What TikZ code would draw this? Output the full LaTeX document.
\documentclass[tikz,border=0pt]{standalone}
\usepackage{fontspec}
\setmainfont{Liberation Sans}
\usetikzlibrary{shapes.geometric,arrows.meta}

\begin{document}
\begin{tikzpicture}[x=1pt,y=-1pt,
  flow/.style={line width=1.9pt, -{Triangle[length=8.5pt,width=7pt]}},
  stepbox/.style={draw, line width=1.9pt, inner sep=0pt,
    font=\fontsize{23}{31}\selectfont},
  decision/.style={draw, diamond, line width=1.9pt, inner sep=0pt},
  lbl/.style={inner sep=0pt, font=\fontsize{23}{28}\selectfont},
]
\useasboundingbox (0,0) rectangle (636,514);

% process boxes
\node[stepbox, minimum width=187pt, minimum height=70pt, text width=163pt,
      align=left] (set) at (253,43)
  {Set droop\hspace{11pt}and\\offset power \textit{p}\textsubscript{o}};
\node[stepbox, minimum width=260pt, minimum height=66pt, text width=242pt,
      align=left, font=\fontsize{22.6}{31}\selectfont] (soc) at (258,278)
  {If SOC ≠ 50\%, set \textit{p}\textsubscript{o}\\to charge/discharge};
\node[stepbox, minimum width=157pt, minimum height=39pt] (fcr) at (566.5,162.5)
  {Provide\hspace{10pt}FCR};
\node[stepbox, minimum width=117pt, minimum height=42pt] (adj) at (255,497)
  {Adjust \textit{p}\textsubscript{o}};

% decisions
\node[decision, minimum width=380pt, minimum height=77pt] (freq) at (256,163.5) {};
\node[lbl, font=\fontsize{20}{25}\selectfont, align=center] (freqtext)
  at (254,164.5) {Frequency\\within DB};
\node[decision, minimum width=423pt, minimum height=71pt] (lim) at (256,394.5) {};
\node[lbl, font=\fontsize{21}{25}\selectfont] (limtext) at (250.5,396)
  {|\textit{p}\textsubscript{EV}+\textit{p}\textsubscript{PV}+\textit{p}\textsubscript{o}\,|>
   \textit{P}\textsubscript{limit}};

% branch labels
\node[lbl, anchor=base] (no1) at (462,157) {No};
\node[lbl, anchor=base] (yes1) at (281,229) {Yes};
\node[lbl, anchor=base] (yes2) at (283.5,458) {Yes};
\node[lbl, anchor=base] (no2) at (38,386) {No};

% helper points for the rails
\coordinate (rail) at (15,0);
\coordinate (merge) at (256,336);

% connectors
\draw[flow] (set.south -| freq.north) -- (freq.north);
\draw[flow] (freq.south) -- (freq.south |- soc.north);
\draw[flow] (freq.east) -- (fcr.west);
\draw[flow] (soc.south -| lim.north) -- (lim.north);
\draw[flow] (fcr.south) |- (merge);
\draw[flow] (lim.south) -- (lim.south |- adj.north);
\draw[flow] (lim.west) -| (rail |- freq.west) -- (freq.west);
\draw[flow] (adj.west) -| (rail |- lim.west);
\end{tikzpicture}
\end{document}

○ ○ ○ ○ ○ ○ ○

# Work required:
Nothing should be changed: write out all of the data as is.

# The output:
What TikZ code would draw this? Output the full LaTeX document.
\documentclass[tikz,border=0pt]{standalone}
\usepackage{fontspec}
\setmainfont{Liberation Sans}
\usetikzlibrary{shapes.geometric,arrows.meta}

\begin{document}
\begin{tikzpicture}[x=1pt,y=-1pt,
  flow/.style={line width=1.9pt, -{Triangle[length=8.5pt,width=7pt]}},
  stepbox/.style={draw, line width=1.9pt, inner sep=0pt,
    font=\fontsize{23}{31}\selectfont},
  decision/.style={draw, diamond, line width=1.9pt, inner sep=0pt},
  lbl/.style={inner sep=0pt, font=\fontsize{23}{28}\selectfont},
]
\useasboundingbox (0,0) rectangle (636,514);

% process boxes
\node[stepbox, minimum width=187pt, minimum height=70pt, text width=163pt,
      align=left] (set) at (253,43)
  {Set droop\hspace{11pt}and\\offset power \textit{p}\textsubscript{o}};
\node[stepbox, minimum width=260pt, minimum height=66pt, text width=242pt,
      align=left, font=\fontsize{22.6}{31}\selectfont] (soc) at (258,278)
  {If SOC ≠ 50\%, set \textit{p}\textsubscript{o}\\to charge/discharge};
\node[stepbox, minimum width=157pt, minimum height=39pt] (fcr) at (566.5,162.5)
  {Provide\hspace{10pt}FCR};
\node[stepbox, minimum width=117pt, minimum height=42pt] (adj) at (255,497)
  {Adjust \textit{p}\textsubscript{o}};

% decisions
\node[decision, minimum width=380pt, minimum height=77pt] (freq) at (256,163.5) {};
\node[lbl, font=\fontsize{20}{25}\selectfont, align=center] (freqtext)
  at (254,164.5) {Frequency\\within DB};
\node[decision, minimum width=423pt, minimum height=71pt] (lim) at (256,394.5) {};
\node[lbl, font=\fontsize{21}{25}\selectfont] (limtext) at (250.5,396)
  {|\textit{p}\textsubscript{EV}+\textit{p}\textsubscript{PV}+\textit{p}\textsubscript{o}\,|>
   \textit{P}\textsubscript{limit}};

% branch labels
\node[lbl, anchor=base] (no1) at (462,157) {No};
\node[lbl, anchor=base] (yes1) at (281,229) {Yes};
\node[lbl, anchor=base] (yes2) at (283.5,458) {Yes};
\node[lbl, anchor=base] (no2) at (38,386) {No};

% helper points for the rails
\coordinate (rail) at (15,0);
\coordinate (merge) at (256,336);

% connectors
\draw[flow] (set.south -| freq.north) -- (freq.north);
\draw[flow] (freq.south) -- (freq.south |- soc.north);
\draw[flow] (freq.east) -- (fcr.west);
\draw[flow] (soc.south -| lim.north) -- (lim.north);
\draw[flow] (fcr.south) |- (merge);
\draw[flow] (lim.south) -- (lim.south |- adj.north);
\draw[flow] (lim.west) -| (rail |- freq.west) -- (freq.west);
\draw[flow] (adj.west) -| (rail |- lim.west);
\end{tikzpicture}
\end{document}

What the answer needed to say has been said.